**STORED DATA:**
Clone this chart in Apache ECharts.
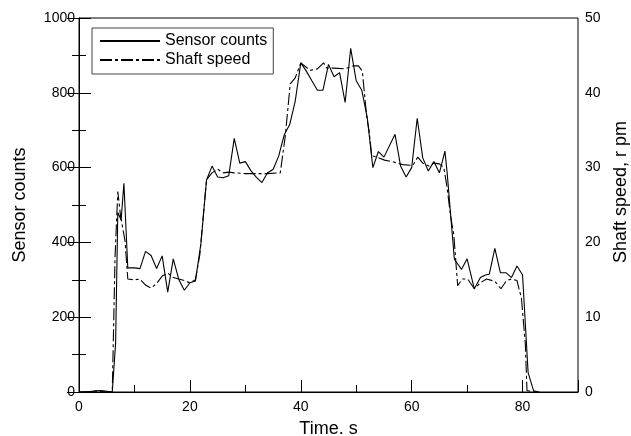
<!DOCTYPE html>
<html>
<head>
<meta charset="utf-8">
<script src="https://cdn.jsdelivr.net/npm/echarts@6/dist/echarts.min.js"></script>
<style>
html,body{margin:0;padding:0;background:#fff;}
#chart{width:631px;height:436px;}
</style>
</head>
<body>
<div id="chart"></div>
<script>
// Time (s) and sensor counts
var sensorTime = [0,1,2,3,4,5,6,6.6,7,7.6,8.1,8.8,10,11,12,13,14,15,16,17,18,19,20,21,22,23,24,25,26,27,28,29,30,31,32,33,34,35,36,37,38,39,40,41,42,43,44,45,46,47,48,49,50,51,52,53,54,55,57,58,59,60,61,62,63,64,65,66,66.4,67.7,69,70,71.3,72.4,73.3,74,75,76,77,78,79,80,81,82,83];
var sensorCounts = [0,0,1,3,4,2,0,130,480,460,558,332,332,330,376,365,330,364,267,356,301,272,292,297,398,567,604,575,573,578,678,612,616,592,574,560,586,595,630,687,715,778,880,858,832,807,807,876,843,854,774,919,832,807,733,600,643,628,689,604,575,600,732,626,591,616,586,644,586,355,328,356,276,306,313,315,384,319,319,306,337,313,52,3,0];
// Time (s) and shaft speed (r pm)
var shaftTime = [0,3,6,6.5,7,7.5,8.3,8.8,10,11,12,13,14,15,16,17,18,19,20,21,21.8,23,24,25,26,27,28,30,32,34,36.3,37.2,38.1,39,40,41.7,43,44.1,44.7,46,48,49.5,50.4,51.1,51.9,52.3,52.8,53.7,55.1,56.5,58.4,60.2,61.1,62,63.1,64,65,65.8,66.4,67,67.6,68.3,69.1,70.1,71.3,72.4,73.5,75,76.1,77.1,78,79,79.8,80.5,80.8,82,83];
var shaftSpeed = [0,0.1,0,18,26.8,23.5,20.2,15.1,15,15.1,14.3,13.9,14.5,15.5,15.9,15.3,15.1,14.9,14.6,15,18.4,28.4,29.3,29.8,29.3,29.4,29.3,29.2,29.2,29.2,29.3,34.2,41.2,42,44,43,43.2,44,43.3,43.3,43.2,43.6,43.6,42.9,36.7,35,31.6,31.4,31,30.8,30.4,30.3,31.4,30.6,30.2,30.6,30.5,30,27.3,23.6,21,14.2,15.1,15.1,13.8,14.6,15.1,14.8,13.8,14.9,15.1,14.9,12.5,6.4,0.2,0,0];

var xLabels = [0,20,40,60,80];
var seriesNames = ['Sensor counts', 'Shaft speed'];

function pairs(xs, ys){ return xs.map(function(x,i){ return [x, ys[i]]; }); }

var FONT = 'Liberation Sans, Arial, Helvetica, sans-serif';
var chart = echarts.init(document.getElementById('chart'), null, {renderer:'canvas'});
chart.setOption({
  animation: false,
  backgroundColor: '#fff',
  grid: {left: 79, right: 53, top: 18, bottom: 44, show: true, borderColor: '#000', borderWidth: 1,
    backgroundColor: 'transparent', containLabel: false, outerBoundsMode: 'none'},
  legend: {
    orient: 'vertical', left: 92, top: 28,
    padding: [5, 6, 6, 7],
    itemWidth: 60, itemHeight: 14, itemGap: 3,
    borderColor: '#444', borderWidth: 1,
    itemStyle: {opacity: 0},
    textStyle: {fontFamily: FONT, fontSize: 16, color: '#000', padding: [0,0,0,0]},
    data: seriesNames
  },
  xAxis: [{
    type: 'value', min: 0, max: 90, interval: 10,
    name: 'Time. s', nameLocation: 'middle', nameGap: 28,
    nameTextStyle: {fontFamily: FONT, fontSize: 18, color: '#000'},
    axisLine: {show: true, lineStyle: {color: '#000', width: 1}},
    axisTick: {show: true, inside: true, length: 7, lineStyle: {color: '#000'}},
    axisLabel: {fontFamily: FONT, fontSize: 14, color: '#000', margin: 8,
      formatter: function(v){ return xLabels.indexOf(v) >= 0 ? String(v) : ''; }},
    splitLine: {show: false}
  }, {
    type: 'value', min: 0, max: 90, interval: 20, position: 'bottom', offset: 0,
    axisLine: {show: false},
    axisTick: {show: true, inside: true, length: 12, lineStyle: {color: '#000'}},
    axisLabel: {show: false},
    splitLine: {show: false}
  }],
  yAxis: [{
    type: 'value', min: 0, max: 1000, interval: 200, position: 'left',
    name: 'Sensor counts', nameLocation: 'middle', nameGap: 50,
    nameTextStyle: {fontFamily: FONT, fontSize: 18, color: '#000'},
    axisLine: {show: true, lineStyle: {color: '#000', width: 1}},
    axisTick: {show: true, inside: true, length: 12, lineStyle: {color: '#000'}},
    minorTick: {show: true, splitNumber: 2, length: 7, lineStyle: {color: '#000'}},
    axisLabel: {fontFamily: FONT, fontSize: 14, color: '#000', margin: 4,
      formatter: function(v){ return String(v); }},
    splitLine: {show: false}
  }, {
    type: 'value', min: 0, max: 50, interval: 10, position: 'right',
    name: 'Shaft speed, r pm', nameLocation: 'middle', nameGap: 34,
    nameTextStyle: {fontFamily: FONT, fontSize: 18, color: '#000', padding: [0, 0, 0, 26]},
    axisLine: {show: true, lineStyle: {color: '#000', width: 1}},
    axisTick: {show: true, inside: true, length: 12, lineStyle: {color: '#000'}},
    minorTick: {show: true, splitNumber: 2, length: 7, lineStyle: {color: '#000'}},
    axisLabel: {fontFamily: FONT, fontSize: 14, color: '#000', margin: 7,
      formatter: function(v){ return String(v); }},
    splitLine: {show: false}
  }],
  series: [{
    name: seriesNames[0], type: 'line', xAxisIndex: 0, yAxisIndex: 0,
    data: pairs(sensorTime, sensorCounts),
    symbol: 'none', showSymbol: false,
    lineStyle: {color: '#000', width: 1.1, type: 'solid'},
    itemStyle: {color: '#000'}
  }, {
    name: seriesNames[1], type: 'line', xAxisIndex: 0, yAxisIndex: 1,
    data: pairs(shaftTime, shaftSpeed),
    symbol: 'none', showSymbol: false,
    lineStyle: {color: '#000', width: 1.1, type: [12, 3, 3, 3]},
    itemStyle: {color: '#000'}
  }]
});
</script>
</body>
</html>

**STATED TASK:** Reproduce the data verbatim. Do not carry any picture into the copy.

**EXPECTED ANSWER:**
Clone this chart in Apache ECharts.
<!DOCTYPE html>
<html>
<head>
<meta charset="utf-8">
<script src="https://cdn.jsdelivr.net/npm/echarts@6/dist/echarts.min.js"></script>
<style>
html,body{margin:0;padding:0;background:#fff;}
#chart{width:631px;height:436px;}
</style>
</head>
<body>
<div id="chart"></div>
<script>
// Time (s) and sensor counts
var sensorTime = [0,1,2,3,4,5,6,6.6,7,7.6,8.1,8.8,10,11,12,13,14,15,16,17,18,19,20,21,22,23,24,25,26,27,28,29,30,31,32,33,34,35,36,37,38,39,40,41,42,43,44,45,46,47,48,49,50,51,52,53,54,55,57,58,59,60,61,62,63,64,65,66,66.4,67.7,69,70,71.3,72.4,73.3,74,75,76,77,78,79,80,81,82,83];
var sensorCounts = [0,0,1,3,4,2,0,130,480,460,558,332,332,330,376,365,330,364,267,356,301,272,292,297,398,567,604,575,573,578,678,612,616,592,574,560,586,595,630,687,715,778,880,858,832,807,807,876,843,854,774,919,832,807,733,600,643,628,689,604,575,600,732,626,591,616,586,644,586,355,328,356,276,306,313,315,384,319,319,306,337,313,52,3,0];
// Time (s) and shaft speed (r pm)
var shaftTime = [0,3,6,6.5,7,7.5,8.3,8.8,10,11,12,13,14,15,16,17,18,19,20,21,21.8,23,24,25,26,27,28,30,32,34,36.3,37.2,38.1,39,40,41.7,43,44.1,44.7,46,48,49.5,50.4,51.1,51.9,52.3,52.8,53.7,55.1,56.5,58.4,60.2,61.1,62,63.1,64,65,65.8,66.4,67,67.6,68.3,69.1,70.1,71.3,72.4,73.5,75,76.1,77.1,78,79,79.8,80.5,80.8,82,83];
var shaftSpeed = [0,0.1,0,18,26.8,23.5,20.2,15.1,15,15.1,14.3,13.9,14.5,15.5,15.9,15.3,15.1,14.9,14.6,15,18.4,28.4,29.3,29.8,29.3,29.4,29.3,29.2,29.2,29.2,29.3,34.2,41.2,42,44,43,43.2,44,43.3,43.3,43.2,43.6,43.6,42.9,36.7,35,31.6,31.4,31,30.8,30.4,30.3,31.4,30.6,30.2,30.6,30.5,30,27.3,23.6,21,14.2,15.1,15.1,13.8,14.6,15.1,14.8,13.8,14.9,15.1,14.9,12.5,6.4,0.2,0,0];

var xLabels = [0,20,40,60,80];
var seriesNames = ['Sensor counts', 'Shaft speed'];

function pairs(xs, ys){ return xs.map(function(x,i){ return [x, ys[i]]; }); }

var FONT = 'Liberation Sans, Arial, Helvetica, sans-serif';
var chart = echarts.init(document.getElementById('chart'), null, {renderer:'canvas'});
chart.setOption({
  animation: false,
  backgroundColor: '#fff',
  grid: {left: 79, right: 53, top: 18, bottom: 44, show: true, borderColor: '#000', borderWidth: 1,
    backgroundColor: 'transparent', containLabel: false, outerBoundsMode: 'none'},
  legend: {
    orient: 'vertical', left: 92, top: 28,
    padding: [5, 6, 6, 7],
    itemWidth: 60, itemHeight: 14, itemGap: 3,
    borderColor: '#444', borderWidth: 1,
    itemStyle: {opacity: 0},
    textStyle: {fontFamily: FONT, fontSize: 16, color: '#000', padding: [0,0,0,0]},
    data: seriesNames
  },
  xAxis: [{
    type: 'value', min: 0, max: 90, interval: 10,
    name: 'Time. s', nameLocation: 'middle', nameGap: 28,
    nameTextStyle: {fontFamily: FONT, fontSize: 18, color: '#000'},
    axisLine: {show: true, lineStyle: {color: '#000', width: 1}},
    axisTick: {show: true, inside: true, length: 7, lineStyle: {color: '#000'}},
    axisLabel: {fontFamily: FONT, fontSize: 14, color: '#000', margin: 8,
      formatter: function(v){ return xLabels.indexOf(v) >= 0 ? String(v) : ''; }},
    splitLine: {show: false}
  }, {
    type: 'value', min: 0, max: 90, interval: 20, position: 'bottom', offset: 0,
    axisLine: {show: false},
    axisTick: {show: true, inside: true, length: 12, lineStyle: {color: '#000'}},
    axisLabel: {show: false},
    splitLine: {show: false}
  }],
  yAxis: [{
    type: 'value', min: 0, max: 1000, interval: 200, position: 'left',
    name: 'Sensor counts', nameLocation: 'middle', nameGap: 50,
    nameTextStyle: {fontFamily: FONT, fontSize: 18, color: '#000'},
    axisLine: {show: true, lineStyle: {color: '#000', width: 1}},
    axisTick: {show: true, inside: true, length: 12, lineStyle: {color: '#000'}},
    minorTick: {show: true, splitNumber: 2, length: 7, lineStyle: {color: '#000'}},
    axisLabel: {fontFamily: FONT, fontSize: 14, color: '#000', margin: 4,
      formatter: function(v){ return String(v); }},
    splitLine: {show: false}
  }, {
    type: 'value', min: 0, max: 50, interval: 10, position: 'right',
    name: 'Shaft speed, r pm', nameLocation: 'middle', nameGap: 34,
    nameTextStyle: {fontFamily: FONT, fontSize: 18, color: '#000', padding: [0, 0, 0, 26]},
    axisLine: {show: true, lineStyle: {color: '#000', width: 1}},
    axisTick: {show: true, inside: true, length: 12, lineStyle: {color: '#000'}},
    minorTick: {show: true, splitNumber: 2, length: 7, lineStyle: {color: '#000'}},
    axisLabel: {fontFamily: FONT, fontSize: 14, color: '#000', margin: 7,
      formatter: function(v){ return String(v); }},
    splitLine: {show: false}
  }],
  series: [{
    name: seriesNames[0], type: 'line', xAxisIndex: 0, yAxisIndex: 0,
    data: pairs(sensorTime, sensorCounts),
    symbol: 'none', showSymbol: false,
    lineStyle: {color: '#000', width: 1.1, type: 'solid'},
    itemStyle: {color: '#000'}
  }, {
    name: seriesNames[1], type: 'line', xAxisIndex: 0, yAxisIndex: 1,
    data: pairs(shaftTime, shaftSpeed),
    symbol: 'none', showSymbol: false,
    lineStyle: {color: '#000', width: 1.1, type: [12, 3, 3, 3]},
    itemStyle: {color: '#000'}
  }]
});
</script>
</body>
</html>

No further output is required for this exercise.